Despite the claim that 300,000 would be mobilised, it is highly unlikely that the military can currently absorb more than 100,000-150,000. After all, this is no longer a Soviet-style army built for mass mobilisation. There are not enough instructors to give them basic refresher training, because those people have already been sent to fight at the front. There is a limit to how much spare barracks capacity is available, and if these unfit and unwilling soldiers are expected to live in tents through a hard winter they will be even less fit to fight. They will also end up relying on stockpiled kit from the 1970s and 1980s, just as Ukraine is fielding an increasingly well-equipped 21st-century army.

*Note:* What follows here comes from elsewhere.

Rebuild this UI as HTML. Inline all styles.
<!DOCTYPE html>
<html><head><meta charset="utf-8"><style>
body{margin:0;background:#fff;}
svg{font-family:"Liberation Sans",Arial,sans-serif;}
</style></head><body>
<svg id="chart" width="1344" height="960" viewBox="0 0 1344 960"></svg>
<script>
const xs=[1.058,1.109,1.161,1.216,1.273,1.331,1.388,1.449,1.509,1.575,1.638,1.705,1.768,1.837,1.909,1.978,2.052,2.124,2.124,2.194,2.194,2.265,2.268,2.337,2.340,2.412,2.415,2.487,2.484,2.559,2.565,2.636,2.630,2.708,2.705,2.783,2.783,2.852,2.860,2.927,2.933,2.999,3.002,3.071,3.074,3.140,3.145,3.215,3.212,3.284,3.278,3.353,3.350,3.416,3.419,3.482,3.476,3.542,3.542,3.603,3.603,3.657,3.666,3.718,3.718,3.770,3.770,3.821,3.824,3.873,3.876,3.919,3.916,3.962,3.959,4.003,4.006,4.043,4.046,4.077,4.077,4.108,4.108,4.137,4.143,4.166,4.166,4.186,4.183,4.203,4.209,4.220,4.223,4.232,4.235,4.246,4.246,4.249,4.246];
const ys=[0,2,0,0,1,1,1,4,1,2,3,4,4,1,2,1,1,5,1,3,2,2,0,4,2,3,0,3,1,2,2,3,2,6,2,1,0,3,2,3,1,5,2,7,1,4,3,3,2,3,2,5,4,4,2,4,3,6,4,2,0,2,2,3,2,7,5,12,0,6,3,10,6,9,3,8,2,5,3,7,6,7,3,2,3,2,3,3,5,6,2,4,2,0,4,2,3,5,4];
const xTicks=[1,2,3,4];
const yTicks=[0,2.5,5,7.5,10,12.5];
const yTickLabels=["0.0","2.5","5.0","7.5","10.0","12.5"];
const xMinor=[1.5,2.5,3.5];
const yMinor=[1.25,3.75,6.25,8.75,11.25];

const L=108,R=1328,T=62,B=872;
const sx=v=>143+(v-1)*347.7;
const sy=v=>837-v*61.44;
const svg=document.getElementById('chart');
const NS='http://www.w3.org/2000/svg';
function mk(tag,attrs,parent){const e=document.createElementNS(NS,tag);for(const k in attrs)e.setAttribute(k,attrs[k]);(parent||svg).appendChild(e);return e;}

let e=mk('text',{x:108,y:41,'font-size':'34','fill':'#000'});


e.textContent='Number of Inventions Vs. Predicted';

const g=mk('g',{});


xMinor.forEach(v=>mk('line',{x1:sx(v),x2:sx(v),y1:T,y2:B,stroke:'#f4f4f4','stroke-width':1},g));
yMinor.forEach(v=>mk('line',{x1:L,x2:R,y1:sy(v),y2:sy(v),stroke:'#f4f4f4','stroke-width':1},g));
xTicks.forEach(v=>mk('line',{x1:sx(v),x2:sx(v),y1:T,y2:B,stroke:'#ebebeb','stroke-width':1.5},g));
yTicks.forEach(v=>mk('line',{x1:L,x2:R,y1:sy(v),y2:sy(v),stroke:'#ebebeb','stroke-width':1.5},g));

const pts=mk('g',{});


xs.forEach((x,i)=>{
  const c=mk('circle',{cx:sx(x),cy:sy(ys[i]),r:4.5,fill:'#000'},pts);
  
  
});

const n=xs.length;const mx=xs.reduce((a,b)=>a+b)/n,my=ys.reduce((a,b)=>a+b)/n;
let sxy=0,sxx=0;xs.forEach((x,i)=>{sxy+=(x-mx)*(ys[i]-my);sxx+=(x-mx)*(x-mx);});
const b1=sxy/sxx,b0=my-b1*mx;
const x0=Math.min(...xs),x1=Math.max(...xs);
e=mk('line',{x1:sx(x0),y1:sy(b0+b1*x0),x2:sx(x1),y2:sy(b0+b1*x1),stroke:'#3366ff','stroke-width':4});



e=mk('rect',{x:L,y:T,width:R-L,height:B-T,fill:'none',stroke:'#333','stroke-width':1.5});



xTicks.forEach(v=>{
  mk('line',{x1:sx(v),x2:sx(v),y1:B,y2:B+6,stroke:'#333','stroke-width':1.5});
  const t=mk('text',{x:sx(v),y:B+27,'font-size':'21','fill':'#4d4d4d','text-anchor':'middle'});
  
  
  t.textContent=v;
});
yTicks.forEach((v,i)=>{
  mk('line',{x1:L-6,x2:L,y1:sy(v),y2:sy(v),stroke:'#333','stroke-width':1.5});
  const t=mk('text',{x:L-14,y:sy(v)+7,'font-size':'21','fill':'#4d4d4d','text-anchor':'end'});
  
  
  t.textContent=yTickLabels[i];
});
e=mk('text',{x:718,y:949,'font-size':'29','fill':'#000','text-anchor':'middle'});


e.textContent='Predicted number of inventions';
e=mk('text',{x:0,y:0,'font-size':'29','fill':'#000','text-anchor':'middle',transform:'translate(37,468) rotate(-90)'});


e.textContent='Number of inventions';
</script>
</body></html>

Some reservists, especially those who only recently completed their national service, may be sent to Ukraine within a week or two just to fill out the ranks in depleted units. However, it will take a lot longer to generate new units, and these will probably not be ready until November or December.
Calling in the conscripts
With the Ukrainians continuing to make gains now, new units in December are little consolation. Volunteer kontraktniki who thought they were signing up for six months or less now face indefinite tours of duty, which will help to a degree.

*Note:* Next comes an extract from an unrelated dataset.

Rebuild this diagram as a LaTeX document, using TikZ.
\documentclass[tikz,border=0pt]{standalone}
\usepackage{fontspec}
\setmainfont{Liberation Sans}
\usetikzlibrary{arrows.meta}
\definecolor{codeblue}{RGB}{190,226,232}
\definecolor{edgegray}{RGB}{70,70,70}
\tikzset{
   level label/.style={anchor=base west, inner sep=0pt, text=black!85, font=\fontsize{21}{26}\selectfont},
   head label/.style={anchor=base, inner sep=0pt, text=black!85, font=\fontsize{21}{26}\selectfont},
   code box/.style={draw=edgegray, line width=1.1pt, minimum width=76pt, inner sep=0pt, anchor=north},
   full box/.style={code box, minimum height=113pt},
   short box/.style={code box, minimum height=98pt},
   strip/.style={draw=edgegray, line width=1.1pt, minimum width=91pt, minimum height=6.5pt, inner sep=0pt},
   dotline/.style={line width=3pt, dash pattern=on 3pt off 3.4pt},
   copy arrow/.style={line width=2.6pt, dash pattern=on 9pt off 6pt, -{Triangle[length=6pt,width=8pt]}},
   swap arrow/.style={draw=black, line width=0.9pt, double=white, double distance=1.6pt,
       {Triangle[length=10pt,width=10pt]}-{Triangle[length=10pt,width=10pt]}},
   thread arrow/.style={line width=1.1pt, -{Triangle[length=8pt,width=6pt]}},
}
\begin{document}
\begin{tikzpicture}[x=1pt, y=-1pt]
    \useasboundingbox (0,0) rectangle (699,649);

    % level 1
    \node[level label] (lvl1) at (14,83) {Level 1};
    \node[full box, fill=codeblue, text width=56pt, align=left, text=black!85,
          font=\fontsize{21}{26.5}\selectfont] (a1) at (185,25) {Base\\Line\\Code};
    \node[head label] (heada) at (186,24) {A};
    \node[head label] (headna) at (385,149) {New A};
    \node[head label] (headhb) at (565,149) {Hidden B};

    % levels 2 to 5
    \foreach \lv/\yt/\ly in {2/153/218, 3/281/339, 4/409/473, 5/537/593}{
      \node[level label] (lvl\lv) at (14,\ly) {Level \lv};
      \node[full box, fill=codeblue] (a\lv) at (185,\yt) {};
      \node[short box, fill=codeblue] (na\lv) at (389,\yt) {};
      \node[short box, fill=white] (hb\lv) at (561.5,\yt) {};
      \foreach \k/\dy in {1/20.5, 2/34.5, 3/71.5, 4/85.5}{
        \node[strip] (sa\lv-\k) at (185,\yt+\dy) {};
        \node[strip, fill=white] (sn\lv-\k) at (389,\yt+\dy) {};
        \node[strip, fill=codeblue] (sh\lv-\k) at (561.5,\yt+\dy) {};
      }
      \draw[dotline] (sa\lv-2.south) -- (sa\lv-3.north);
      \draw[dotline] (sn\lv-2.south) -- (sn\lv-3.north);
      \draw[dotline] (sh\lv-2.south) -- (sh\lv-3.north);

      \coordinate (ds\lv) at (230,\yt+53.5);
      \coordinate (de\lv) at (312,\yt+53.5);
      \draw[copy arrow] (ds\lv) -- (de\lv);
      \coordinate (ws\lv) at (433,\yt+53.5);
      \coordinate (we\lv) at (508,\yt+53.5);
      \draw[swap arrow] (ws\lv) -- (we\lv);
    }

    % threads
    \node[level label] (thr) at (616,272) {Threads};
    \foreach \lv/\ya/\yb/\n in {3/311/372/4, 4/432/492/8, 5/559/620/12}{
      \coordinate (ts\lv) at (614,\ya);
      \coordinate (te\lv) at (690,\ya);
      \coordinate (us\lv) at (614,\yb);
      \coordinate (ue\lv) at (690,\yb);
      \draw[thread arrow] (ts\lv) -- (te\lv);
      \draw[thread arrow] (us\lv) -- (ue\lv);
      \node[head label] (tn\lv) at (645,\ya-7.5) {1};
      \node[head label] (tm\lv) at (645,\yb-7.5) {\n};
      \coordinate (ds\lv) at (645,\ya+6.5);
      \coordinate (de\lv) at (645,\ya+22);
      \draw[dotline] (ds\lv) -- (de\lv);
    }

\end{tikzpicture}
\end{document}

The annexations, though, provide another option for addressing the shortage in ground troops. A quarter of the entire armed forces are conscripts, but by law, conscripts cannot be required to serve outside Russia’s borders, other than in a time of war — which Putin refuses to admit this is. The annexations will allow the Kremlin to send conscripts to Ukraine claiming they will still be within Russia’s borders: a transparent fiction, but backed by toughened penalties.
Of course, this will also be unpopular, and we can expect a rise in draft-dodging in the autumn call-up season, which begins on October 1. Meanwhile, the 130,000 conscripts drafted in the spring season, some half of whom are ground troops, have now completed their training and can be sent to replenish decimated units and fill gaps in the front line.
Desperation
They may not be great troops, but nor are many of the exhausted regulars, undertrained conscripts, mercenaries and riot police already being deployed. There can be little expectation that they can be used in serious offensive operations, but the hope must be that they can at least hold the line and spare Putin the humiliation of further losses.
This may be over-optimistic. The besieged city of Kherson is likely to fall this winter. The Ukrainians have the forces to press home their advantage further. Last week’s announcement demonstrates the progressive impoverishment of Putin’s objectives. He began expecting to take all of Ukraine; he reframed his goals to taking the Donbas. Now, he is just trying to stave off defeat.